***** TASK INPUTS

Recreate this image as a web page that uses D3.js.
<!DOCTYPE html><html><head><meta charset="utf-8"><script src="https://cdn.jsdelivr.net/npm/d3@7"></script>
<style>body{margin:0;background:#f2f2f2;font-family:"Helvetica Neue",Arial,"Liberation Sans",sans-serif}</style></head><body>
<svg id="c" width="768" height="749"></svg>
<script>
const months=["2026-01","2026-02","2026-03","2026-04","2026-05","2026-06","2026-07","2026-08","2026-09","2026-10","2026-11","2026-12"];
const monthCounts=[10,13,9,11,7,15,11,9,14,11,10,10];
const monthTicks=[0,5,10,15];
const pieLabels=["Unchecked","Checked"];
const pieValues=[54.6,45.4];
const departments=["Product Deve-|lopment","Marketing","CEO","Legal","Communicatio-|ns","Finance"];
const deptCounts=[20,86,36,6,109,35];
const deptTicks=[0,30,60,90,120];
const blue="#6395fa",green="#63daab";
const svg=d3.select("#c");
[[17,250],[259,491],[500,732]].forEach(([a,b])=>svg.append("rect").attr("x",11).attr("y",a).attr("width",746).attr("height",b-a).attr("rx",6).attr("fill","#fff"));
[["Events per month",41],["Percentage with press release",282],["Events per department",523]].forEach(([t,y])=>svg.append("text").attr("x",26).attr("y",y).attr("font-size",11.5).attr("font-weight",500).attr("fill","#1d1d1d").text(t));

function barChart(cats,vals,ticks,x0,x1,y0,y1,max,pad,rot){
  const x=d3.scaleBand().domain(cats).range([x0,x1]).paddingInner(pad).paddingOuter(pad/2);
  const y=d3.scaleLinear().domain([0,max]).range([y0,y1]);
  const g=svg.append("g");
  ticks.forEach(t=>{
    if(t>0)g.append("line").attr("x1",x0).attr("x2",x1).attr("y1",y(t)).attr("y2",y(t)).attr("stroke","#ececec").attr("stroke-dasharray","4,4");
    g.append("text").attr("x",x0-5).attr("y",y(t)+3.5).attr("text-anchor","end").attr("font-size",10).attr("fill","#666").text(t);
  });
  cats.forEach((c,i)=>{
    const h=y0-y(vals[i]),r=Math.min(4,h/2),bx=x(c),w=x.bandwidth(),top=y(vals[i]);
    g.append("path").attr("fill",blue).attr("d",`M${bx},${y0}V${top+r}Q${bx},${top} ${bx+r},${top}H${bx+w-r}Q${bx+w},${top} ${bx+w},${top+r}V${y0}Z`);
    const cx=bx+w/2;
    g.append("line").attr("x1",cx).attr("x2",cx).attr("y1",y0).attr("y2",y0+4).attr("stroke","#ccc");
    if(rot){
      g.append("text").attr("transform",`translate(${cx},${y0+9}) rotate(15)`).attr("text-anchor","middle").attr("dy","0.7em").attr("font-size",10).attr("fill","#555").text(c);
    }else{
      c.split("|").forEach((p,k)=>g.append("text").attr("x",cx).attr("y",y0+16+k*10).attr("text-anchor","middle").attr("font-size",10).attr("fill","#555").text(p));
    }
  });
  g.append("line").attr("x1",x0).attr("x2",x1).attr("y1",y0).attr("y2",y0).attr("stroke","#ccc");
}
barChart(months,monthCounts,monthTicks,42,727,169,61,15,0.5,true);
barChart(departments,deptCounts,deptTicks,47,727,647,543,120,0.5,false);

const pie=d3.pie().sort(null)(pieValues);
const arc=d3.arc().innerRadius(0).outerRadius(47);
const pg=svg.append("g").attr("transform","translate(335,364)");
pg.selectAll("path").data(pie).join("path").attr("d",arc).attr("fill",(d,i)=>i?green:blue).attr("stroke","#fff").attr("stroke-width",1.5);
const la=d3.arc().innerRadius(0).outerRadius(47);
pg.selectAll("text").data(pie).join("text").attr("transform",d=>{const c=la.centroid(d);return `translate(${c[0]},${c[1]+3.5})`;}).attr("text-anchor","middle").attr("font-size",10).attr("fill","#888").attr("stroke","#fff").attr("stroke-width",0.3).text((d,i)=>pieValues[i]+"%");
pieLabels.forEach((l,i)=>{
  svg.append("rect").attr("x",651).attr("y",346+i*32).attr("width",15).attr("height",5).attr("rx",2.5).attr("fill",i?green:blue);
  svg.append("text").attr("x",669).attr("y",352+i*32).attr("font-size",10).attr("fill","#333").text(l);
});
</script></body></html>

**********
***** TASK INPUTS

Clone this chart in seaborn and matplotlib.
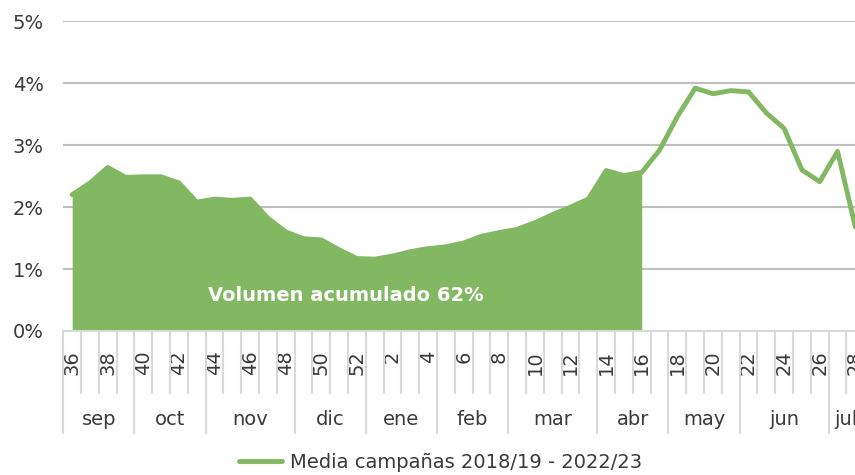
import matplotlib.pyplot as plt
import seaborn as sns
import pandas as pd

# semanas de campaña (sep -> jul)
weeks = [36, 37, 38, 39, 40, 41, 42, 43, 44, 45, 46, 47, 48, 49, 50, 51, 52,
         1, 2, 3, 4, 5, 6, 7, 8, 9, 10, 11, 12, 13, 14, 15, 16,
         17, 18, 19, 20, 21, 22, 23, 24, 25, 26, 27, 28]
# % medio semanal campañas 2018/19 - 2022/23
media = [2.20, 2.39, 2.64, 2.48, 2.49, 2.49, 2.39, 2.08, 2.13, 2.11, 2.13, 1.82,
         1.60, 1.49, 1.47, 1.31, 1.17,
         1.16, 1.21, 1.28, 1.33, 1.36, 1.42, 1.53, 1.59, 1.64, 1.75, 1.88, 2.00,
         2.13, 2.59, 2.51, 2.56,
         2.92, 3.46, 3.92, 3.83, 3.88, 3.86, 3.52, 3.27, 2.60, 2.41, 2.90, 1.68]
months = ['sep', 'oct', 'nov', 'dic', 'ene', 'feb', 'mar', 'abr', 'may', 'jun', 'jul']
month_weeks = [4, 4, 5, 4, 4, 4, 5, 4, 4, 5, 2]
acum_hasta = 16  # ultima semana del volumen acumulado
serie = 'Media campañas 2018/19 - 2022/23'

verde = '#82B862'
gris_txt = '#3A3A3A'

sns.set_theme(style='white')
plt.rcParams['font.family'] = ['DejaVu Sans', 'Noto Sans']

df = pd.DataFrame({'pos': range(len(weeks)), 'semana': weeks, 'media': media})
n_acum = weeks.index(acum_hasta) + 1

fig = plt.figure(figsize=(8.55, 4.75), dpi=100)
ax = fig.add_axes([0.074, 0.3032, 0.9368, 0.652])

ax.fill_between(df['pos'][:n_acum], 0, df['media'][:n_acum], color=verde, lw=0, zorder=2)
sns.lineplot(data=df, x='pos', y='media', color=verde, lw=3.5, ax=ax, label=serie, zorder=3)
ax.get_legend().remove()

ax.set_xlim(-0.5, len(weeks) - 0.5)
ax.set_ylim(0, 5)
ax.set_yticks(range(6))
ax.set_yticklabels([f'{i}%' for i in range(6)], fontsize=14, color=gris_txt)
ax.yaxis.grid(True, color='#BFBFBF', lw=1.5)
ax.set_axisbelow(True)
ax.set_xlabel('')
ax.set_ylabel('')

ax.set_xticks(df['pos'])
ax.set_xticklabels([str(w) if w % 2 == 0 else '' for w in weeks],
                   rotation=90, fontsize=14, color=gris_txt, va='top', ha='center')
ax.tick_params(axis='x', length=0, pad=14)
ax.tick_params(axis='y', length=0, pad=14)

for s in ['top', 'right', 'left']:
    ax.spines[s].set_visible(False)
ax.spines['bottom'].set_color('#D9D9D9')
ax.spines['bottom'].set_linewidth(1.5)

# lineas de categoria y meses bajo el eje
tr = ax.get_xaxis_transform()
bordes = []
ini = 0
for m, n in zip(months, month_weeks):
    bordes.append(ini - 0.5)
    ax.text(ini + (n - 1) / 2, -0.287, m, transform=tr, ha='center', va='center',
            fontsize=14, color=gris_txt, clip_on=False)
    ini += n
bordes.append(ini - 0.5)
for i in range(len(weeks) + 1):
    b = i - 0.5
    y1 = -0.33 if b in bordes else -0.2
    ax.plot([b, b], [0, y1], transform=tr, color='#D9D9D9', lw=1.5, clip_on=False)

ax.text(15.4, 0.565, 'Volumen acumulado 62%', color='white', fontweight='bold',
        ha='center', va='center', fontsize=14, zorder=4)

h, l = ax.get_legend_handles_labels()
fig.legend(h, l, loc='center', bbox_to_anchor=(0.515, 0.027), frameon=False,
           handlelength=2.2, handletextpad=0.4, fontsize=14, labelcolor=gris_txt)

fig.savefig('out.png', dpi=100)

**********

INSTRUCTION:
Make an exact copy of the lines from the one containing "Clone this chart in seaborn and matplotlib." to the one containing "ax.get_legend().remove()", keeping both and leaving out every picture.

SOLVED PROBLEM:
Clone this chart in seaborn and matplotlib.
import matplotlib.pyplot as plt
import seaborn as sns
import pandas as pd

# semanas de campaña (sep -> jul)
weeks = [36, 37, 38, 39, 40, 41, 42, 43, 44, 45, 46, 47, 48, 49, 50, 51, 52,
         1, 2, 3, 4, 5, 6, 7, 8, 9, 10, 11, 12, 13, 14, 15, 16,
         17, 18, 19, 20, 21, 22, 23, 24, 25, 26, 27, 28]
# % medio semanal campañas 2018/19 - 2022/23
media = [2.20, 2.39, 2.64, 2.48, 2.49, 2.49, 2.39, 2.08, 2.13, 2.11, 2.13, 1.82,
         1.60, 1.49, 1.47, 1.31, 1.17,
         1.16, 1.21, 1.28, 1.33, 1.36, 1.42, 1.53, 1.59, 1.64, 1.75, 1.88, 2.00,
         2.13, 2.59, 2.51, 2.56,
         2.92, 3.46, 3.92, 3.83, 3.88, 3.86, 3.52, 3.27, 2.60, 2.41, 2.90, 1.68]
months = ['sep', 'oct', 'nov', 'dic', 'ene', 'feb', 'mar', 'abr', 'may', 'jun', 'jul']
month_weeks = [4, 4, 5, 4, 4, 4, 5, 4, 4, 5, 2]
acum_hasta = 16  # ultima semana del volumen acumulado
serie = 'Media campañas 2018/19 - 2022/23'

verde = '#82B862'
gris_txt = '#3A3A3A'

sns.set_theme(style='white')
plt.rcParams['font.family'] = ['DejaVu Sans', 'Noto Sans']

df = pd.DataFrame({'pos': range(len(weeks)), 'semana': weeks, 'media': media})
n_acum = weeks.index(acum_hasta) + 1

fig = plt.figure(figsize=(8.55, 4.75), dpi=100)
ax = fig.add_axes([0.074, 0.3032, 0.9368, 0.652])

ax.fill_between(df['pos'][:n_acum], 0, df['media'][:n_acum], color=verde, lw=0, zorder=2)
sns.lineplot(data=df, x='pos', y='media', color=verde, lw=3.5, ax=ax, label=serie, zorder=3)
ax.get_legend().remove()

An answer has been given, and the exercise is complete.